A todos nos resulta imposible no asociar el nombre del guitarrista Nels Cline con Wilco, banda en la que milita desde 2004 y que ha contribuido a engrandecer con su imaginación poliédrica, por no hablar de aquel solo para Impossible Germany (de Sky blue sky, 2007) que muchos seguimos ensalzando como el mejor soliloquio guitarrístico que han conocido nuestros oídos desde que mutamos de siglo. Pero la trayectoria del músico angelino, que acaba de celebrar su cumpleaños número 69, era ya colosal antes de la llamada de Jeff Tweedy, y ni siquiera las obligaciones adquiridas con los grandes maestros del rock americano alternativo le han desviado de la mayor de sus pasiones: el jazz.
Esta formulación del Consentrik Quartet, una alianza que llevaba ya algún tiempo pisando los escenarios pero aún no había recalado en el estudio, supone la cuarta entrega de Nels para el sello Blue Note, con la peculiaridad de que sus tres antecesores también eran a su vez diferentes entre sí. Son todos ellos trabajos fabulosos, pero esta coalición con la saxofonista Ingrid Laubrock, el bajista Chris Lightcap y el batería Tom Rainey se vuelve sencillamente fascinante. Entre otras cosas, porque la responsabilidad es paritaria entre los cuatro, las autorías son compartidas, no hay figuras protagónicas ni meros acompañantes y la suma de las cuatro partes acaba convirtiéndose en una explosiva multiplicación.
Los diálogos y juegos de llamada y respuesta entre Cline y Laubrock adquieren condición memorable a lo largo de todo el disco, una obra que recela de la digresión para volverse quintaesencial: nos espera una generosa singladura de casi 70 minutos, pero es curioso comprobar que, en contra de la tradición jazzística, 11 de las 12 piezas aquí condensadas se ciñen a la moderada franja de los cinco o seis minutos de duración, como si el cuarteto indujera al oyente a una atención reconcentrada. El único contraejemplo lo encontramos con los nueve minutos y pico de Satomi, una aventura fascinante que descarga al principio como un rock desaforado y juguetea con las influencias de Zappa y Ornette Coleman, pero también encuentra sitio para un bellísimo pasaje final tan sosegado y lírico que Ingrid nos recuerda por momentos a Jan Garbarek.
Satomi se yergue monumental en la segunda mitad de la entrega, pero antes hemos disfrutado –y mucho– con los arpegios obsesivos, disonantes y alucinógenos de Cline en The returning angel, el aire vagamente aflamencado de Allende o ese prodigio titulado The 23, que surca desde la estridencia a los ecos de la música latina o brasileña. The bag es una batalla enloquecida entre los cuatro que, de tan musculosa, solo podía partir de la pluma del batería Rainey, mientras que el contraejemplo más sentimental lo encontramos con la introducción de Slipping into something, casi una balada de guitarra y bajo hasta que la incorporación de los dos amigos restantes nos agitan a ritmo de funk.

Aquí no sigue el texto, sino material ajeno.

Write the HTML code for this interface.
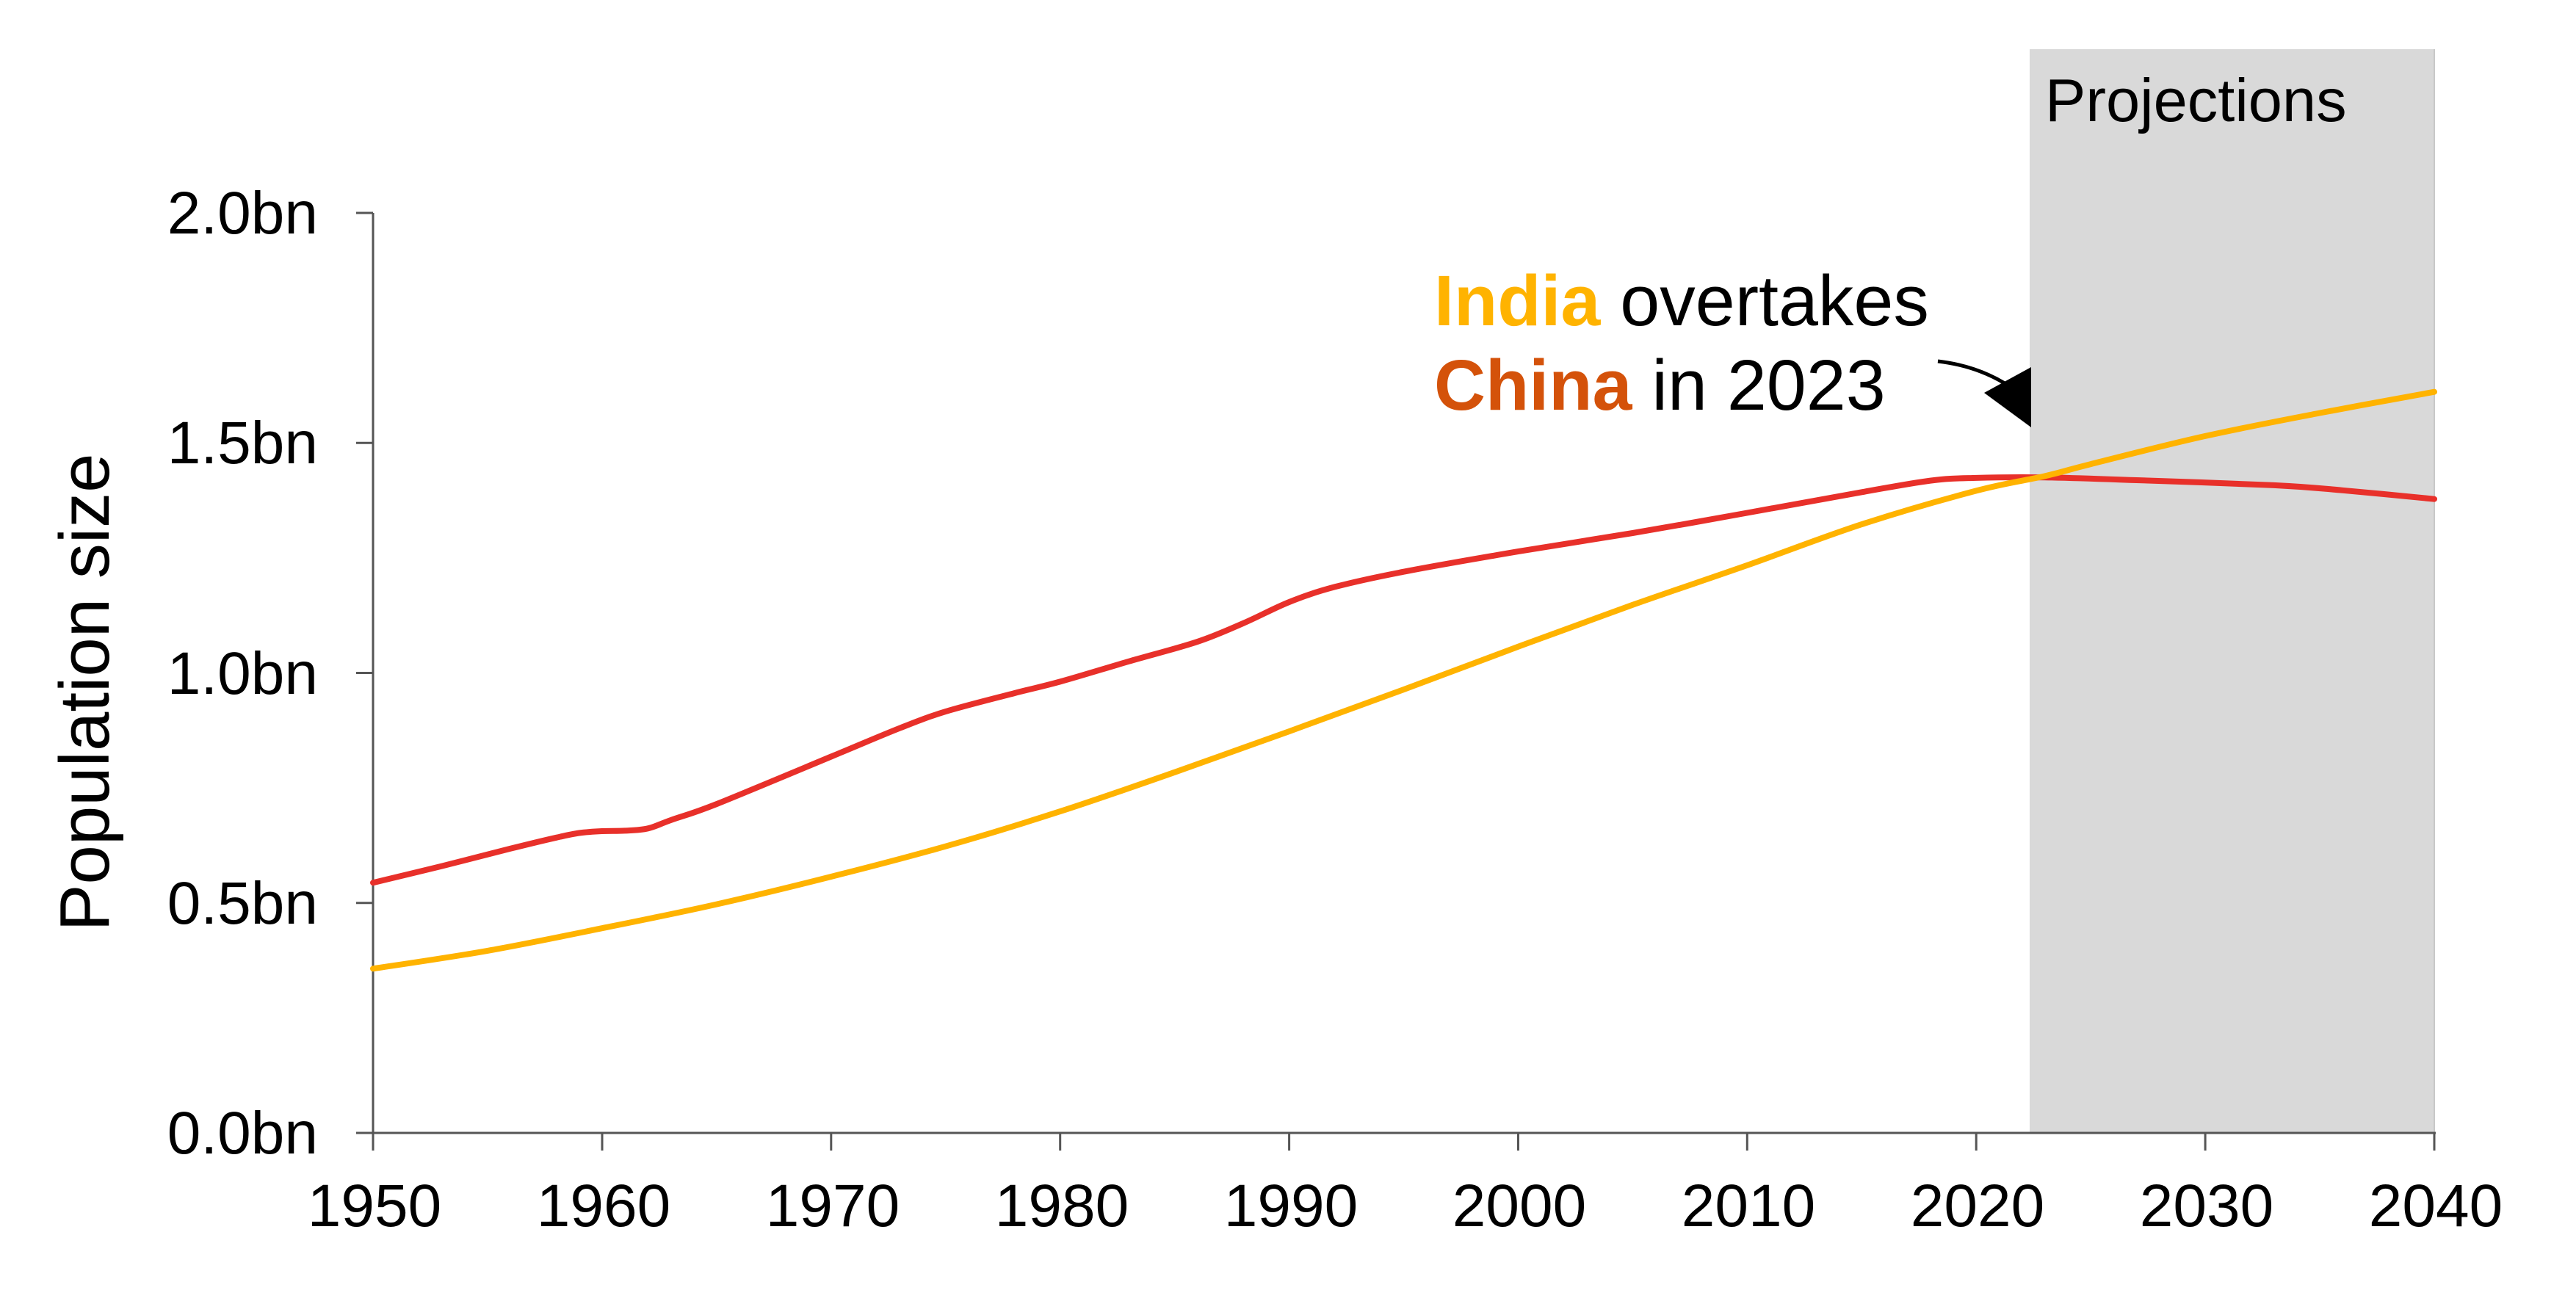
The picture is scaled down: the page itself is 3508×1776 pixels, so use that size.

Hay muchísima música en este juego conséntriko a cuatro bandas, y no hablamos solo de minutaje: el álbum es todo él de una densidad a ratos inabarcable, un reto que merece (muchísimo) la pena asumir. En comparación, suponemos que las sesiones en el cuartel general de Wilco en Chicago son para Nels Cline un liviano entretenimiento. Puro pan comido.